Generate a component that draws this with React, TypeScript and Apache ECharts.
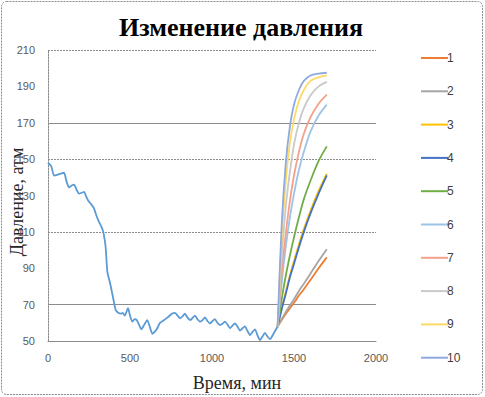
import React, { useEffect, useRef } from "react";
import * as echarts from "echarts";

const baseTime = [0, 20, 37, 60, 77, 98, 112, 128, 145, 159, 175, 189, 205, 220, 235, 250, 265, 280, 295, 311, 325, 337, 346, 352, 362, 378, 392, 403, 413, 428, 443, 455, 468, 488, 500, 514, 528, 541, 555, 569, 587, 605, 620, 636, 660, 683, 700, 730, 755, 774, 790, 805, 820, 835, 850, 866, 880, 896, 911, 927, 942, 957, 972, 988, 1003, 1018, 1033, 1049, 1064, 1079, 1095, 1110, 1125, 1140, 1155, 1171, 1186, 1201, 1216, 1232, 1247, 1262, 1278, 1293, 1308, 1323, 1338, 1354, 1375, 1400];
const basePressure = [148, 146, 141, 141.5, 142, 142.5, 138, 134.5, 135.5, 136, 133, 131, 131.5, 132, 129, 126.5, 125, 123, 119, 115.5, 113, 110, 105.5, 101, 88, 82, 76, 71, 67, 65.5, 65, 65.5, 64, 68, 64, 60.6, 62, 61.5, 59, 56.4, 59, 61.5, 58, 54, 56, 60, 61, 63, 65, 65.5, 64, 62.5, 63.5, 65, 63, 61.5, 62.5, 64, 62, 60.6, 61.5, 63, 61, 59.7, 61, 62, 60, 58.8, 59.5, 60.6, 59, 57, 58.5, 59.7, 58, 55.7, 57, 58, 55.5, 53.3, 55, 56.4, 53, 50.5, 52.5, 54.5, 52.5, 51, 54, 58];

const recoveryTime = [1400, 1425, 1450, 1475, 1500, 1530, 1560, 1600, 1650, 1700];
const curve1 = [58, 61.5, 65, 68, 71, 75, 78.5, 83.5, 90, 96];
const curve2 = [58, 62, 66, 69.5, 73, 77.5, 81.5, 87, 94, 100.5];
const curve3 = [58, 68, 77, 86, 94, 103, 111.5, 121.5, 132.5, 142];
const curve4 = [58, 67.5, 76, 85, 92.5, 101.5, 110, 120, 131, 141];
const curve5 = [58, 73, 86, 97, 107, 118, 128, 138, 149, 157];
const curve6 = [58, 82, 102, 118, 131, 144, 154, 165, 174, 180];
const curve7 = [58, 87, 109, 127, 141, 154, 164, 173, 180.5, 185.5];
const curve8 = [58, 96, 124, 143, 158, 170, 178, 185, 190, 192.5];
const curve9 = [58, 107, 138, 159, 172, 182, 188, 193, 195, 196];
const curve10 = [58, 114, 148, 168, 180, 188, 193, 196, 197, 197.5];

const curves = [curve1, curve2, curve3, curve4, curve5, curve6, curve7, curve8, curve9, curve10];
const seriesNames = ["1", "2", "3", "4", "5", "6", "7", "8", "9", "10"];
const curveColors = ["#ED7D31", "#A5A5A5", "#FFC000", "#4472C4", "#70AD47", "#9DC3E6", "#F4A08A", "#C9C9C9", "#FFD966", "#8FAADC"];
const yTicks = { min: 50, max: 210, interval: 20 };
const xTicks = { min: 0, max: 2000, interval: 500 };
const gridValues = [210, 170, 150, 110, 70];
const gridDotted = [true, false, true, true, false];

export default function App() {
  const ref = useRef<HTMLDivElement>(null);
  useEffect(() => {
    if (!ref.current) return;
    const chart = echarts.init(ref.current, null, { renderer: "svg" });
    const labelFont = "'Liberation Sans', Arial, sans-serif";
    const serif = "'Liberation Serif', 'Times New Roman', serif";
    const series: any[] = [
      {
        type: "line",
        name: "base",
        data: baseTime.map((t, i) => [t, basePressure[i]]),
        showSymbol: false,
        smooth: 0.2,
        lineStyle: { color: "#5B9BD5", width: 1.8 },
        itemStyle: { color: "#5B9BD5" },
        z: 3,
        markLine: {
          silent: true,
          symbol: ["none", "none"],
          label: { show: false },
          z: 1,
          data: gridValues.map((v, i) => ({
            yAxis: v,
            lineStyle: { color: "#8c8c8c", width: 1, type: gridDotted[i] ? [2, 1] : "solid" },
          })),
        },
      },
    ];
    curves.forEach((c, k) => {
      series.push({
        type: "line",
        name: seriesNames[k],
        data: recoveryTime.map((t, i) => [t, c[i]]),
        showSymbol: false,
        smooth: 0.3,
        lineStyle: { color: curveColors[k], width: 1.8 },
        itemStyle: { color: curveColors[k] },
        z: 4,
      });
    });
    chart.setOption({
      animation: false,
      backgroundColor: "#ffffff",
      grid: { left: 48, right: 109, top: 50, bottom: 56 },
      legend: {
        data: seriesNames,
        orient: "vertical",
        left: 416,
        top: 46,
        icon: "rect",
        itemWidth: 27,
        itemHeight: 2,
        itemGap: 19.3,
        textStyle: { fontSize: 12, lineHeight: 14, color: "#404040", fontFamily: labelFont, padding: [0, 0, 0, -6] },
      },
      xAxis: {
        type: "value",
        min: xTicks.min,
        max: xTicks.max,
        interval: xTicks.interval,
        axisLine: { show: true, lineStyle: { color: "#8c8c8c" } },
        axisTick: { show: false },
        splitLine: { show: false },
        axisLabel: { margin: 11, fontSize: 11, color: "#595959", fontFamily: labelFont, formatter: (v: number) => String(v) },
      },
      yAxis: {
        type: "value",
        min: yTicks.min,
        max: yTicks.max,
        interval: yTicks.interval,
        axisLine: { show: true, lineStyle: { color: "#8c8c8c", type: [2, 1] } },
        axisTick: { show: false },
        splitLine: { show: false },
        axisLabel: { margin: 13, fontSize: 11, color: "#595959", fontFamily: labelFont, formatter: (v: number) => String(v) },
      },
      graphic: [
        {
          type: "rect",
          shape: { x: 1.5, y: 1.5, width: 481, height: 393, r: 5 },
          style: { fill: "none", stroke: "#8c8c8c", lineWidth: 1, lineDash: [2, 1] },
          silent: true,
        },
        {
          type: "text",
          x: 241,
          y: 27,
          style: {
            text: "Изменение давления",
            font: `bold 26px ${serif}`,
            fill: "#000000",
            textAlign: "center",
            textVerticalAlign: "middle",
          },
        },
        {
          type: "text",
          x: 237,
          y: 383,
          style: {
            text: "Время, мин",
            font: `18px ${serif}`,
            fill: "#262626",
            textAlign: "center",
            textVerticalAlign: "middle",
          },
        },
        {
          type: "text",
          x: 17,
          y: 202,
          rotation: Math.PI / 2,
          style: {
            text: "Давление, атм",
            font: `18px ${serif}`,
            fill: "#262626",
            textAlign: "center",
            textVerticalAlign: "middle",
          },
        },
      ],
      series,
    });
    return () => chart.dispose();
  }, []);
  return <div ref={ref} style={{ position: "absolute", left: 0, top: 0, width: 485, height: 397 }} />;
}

■ Stated exercise
Repeat the lines above, starting at the first and stopping after the line that holds "51, 54, 58];", with the pictures left out.

■ Response
Generate a component that draws this with React, TypeScript and Apache ECharts.
import React, { useEffect, useRef } from "react";
import * as echarts from "echarts";

const baseTime = [0, 20, 37, 60, 77, 98, 112, 128, 145, 159, 175, 189, 205, 220, 235, 250, 265, 280, 295, 311, 325, 337, 346, 352, 362, 378, 392, 403, 413, 428, 443, 455, 468, 488, 500, 514, 528, 541, 555, 569, 587, 605, 620, 636, 660, 683, 700, 730, 755, 774, 790, 805, 820, 835, 850, 866, 880, 896, 911, 927, 942, 957, 972, 988, 1003, 1018, 1033, 1049, 1064, 1079, 1095, 1110, 1125, 1140, 1155, 1171, 1186, 1201, 1216, 1232, 1247, 1262, 1278, 1293, 1308, 1323, 1338, 1354, 1375, 1400];
const basePressure = [148, 146, 141, 141.5, 142, 142.5, 138, 134.5, 135.5, 136, 133, 131, 131.5, 132, 129, 126.5, 125, 123, 119, 115.5, 113, 110, 105.5, 101, 88, 82, 76, 71, 67, 65.5, 65, 65.5, 64, 68, 64, 60.6, 62, 61.5, 59, 56.4, 59, 61.5, 58, 54, 56, 60, 61, 63, 65, 65.5, 64, 62.5, 63.5, 65, 63, 61.5, 62.5, 64, 62, 60.6, 61.5, 63, 61, 59.7, 61, 62, 60, 58.8, 59.5, 60.6, 59, 57, 58.5, 59.7, 58, 55.7, 57, 58, 55.5, 53.3, 55, 56.4, 53, 50.5, 52.5, 54.5, 52.5, 51, 54, 58];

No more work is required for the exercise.